* [Recorded data]:

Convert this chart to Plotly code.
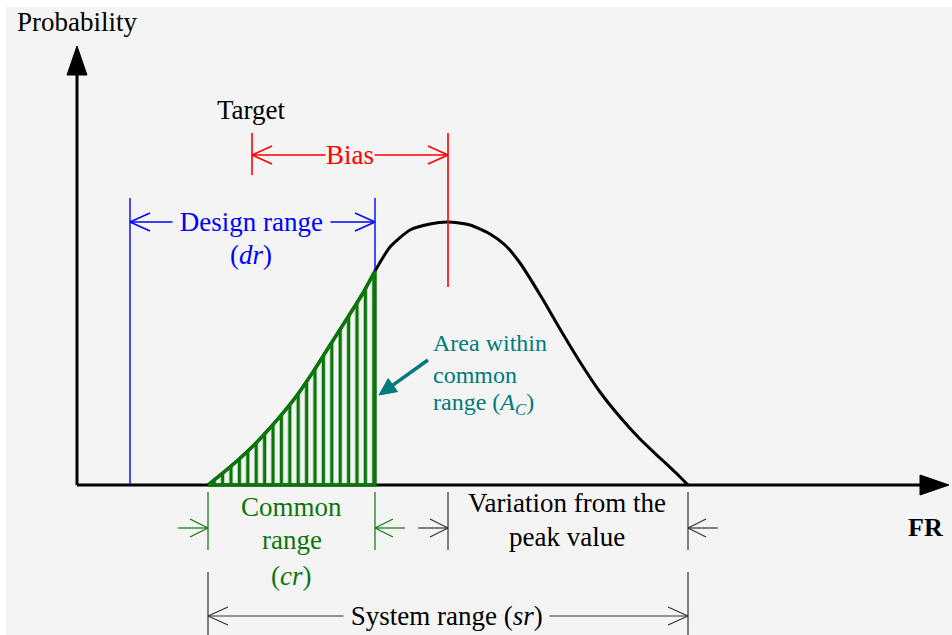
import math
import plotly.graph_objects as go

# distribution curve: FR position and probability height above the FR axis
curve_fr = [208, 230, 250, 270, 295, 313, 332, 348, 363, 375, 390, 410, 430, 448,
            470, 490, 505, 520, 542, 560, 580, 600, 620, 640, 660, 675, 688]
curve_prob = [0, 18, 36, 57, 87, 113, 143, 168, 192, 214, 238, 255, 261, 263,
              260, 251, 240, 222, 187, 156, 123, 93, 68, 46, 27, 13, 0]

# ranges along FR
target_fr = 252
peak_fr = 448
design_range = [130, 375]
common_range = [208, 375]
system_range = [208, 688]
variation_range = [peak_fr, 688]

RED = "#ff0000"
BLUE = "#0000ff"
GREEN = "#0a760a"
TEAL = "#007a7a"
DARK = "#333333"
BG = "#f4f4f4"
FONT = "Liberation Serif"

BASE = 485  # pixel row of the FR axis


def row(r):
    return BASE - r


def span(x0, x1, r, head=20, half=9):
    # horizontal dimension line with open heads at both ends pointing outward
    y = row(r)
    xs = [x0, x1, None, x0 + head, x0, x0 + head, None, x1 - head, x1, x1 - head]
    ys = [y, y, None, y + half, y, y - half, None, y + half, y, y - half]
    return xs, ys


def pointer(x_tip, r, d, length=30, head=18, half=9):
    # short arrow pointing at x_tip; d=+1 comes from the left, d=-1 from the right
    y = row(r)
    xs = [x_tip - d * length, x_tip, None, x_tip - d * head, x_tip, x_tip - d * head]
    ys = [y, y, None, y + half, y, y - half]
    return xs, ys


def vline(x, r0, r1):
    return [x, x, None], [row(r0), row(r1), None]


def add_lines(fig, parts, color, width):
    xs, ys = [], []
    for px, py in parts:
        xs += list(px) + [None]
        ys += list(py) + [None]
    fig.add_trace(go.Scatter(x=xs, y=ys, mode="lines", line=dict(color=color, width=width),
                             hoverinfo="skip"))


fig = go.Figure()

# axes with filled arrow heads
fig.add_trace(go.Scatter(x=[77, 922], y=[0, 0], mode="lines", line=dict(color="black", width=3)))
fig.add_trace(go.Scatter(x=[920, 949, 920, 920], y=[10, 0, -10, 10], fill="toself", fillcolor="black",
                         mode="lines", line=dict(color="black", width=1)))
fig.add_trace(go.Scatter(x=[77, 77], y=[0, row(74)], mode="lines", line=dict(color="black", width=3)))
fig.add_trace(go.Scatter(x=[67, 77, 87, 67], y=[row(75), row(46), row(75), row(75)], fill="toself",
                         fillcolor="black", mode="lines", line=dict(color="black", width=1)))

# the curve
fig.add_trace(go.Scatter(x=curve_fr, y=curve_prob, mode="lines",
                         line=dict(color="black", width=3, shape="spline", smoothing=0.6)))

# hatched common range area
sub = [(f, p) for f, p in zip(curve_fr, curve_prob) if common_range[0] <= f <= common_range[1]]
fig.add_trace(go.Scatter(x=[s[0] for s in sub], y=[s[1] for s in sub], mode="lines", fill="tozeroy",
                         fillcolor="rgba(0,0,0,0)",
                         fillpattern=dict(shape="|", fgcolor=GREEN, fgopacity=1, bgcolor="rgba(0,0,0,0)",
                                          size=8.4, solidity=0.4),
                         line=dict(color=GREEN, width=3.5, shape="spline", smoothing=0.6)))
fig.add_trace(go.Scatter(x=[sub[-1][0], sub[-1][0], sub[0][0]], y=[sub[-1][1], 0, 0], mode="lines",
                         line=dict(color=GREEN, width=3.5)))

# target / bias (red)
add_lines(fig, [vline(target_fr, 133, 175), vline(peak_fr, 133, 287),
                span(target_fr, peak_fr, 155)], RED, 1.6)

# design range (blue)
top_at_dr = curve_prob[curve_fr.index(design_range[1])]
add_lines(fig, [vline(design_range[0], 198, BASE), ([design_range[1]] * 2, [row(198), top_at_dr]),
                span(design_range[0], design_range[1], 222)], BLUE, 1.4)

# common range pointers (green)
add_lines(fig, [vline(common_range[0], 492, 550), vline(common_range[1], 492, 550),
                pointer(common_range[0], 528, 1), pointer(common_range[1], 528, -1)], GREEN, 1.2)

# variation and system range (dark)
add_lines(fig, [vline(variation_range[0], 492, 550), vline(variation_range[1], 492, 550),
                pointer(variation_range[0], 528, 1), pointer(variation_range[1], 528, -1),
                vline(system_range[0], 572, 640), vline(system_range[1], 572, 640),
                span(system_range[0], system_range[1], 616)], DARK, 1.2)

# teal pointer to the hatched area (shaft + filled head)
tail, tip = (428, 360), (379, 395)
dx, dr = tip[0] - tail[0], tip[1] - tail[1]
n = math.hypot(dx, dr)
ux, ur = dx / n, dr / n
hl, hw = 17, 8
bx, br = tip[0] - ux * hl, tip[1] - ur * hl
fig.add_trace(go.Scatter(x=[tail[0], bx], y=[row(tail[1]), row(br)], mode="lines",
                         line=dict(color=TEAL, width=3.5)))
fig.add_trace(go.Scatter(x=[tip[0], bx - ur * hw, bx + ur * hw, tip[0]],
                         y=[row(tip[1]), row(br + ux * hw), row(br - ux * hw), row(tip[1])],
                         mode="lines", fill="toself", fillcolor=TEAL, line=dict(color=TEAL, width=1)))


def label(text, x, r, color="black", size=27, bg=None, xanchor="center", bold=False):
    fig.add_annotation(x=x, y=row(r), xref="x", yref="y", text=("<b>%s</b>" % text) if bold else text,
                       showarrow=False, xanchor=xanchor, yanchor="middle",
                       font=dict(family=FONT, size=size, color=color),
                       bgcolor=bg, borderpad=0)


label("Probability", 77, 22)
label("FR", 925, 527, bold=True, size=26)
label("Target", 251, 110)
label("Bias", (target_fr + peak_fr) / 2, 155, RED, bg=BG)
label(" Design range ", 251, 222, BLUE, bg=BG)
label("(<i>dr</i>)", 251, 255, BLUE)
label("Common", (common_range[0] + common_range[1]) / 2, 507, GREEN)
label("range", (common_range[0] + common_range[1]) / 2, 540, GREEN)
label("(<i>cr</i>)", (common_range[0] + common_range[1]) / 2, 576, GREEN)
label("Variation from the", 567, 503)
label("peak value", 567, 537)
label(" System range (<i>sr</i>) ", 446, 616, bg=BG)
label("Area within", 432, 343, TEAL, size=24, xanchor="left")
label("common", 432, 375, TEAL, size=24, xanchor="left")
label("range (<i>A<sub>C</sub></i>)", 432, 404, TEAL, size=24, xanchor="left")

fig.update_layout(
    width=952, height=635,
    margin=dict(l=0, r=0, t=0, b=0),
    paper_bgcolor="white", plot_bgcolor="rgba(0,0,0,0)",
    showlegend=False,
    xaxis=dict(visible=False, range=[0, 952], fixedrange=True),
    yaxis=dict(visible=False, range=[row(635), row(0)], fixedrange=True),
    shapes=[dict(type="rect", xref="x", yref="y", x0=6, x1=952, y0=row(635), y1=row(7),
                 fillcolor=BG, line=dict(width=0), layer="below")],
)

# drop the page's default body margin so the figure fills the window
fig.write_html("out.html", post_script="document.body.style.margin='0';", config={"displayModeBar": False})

...

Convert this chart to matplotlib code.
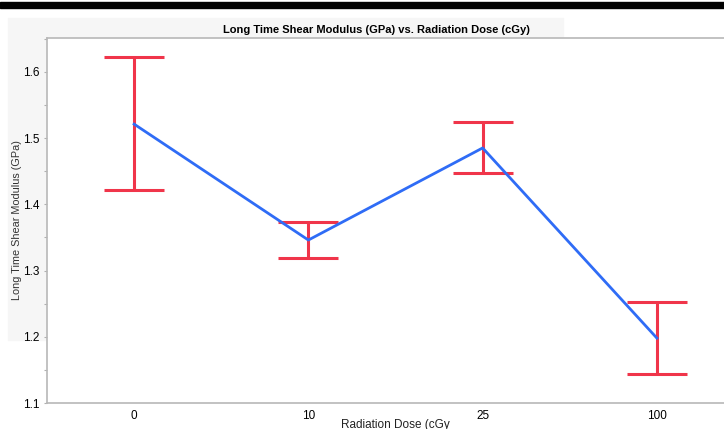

* [Set exercise]: Keep to the lines between the line with "Convert this chart to Plotly code." and the line with "return BASE - r", inclusive, and transcribe them without pictures.

* [Solution to the exercise]:
Convert this chart to Plotly code.
import math
import plotly.graph_objects as go

# distribution curve: FR position and probability height above the FR axis
curve_fr = [208, 230, 250, 270, 295, 313, 332, 348, 363, 375, 390, 410, 430, 448,
            470, 490, 505, 520, 542, 560, 580, 600, 620, 640, 660, 675, 688]
curve_prob = [0, 18, 36, 57, 87, 113, 143, 168, 192, 214, 238, 255, 261, 263,
              260, 251, 240, 222, 187, 156, 123, 93, 68, 46, 27, 13, 0]

# ranges along FR
target_fr = 252
peak_fr = 448
design_range = [130, 375]
common_range = [208, 375]
system_range = [208, 688]
variation_range = [peak_fr, 688]

RED = "#ff0000"
BLUE = "#0000ff"
GREEN = "#0a760a"
TEAL = "#007a7a"
DARK = "#333333"
BG = "#f4f4f4"
FONT = "Liberation Serif"

BASE = 485  # pixel row of the FR axis


def row(r):
    return BASE - r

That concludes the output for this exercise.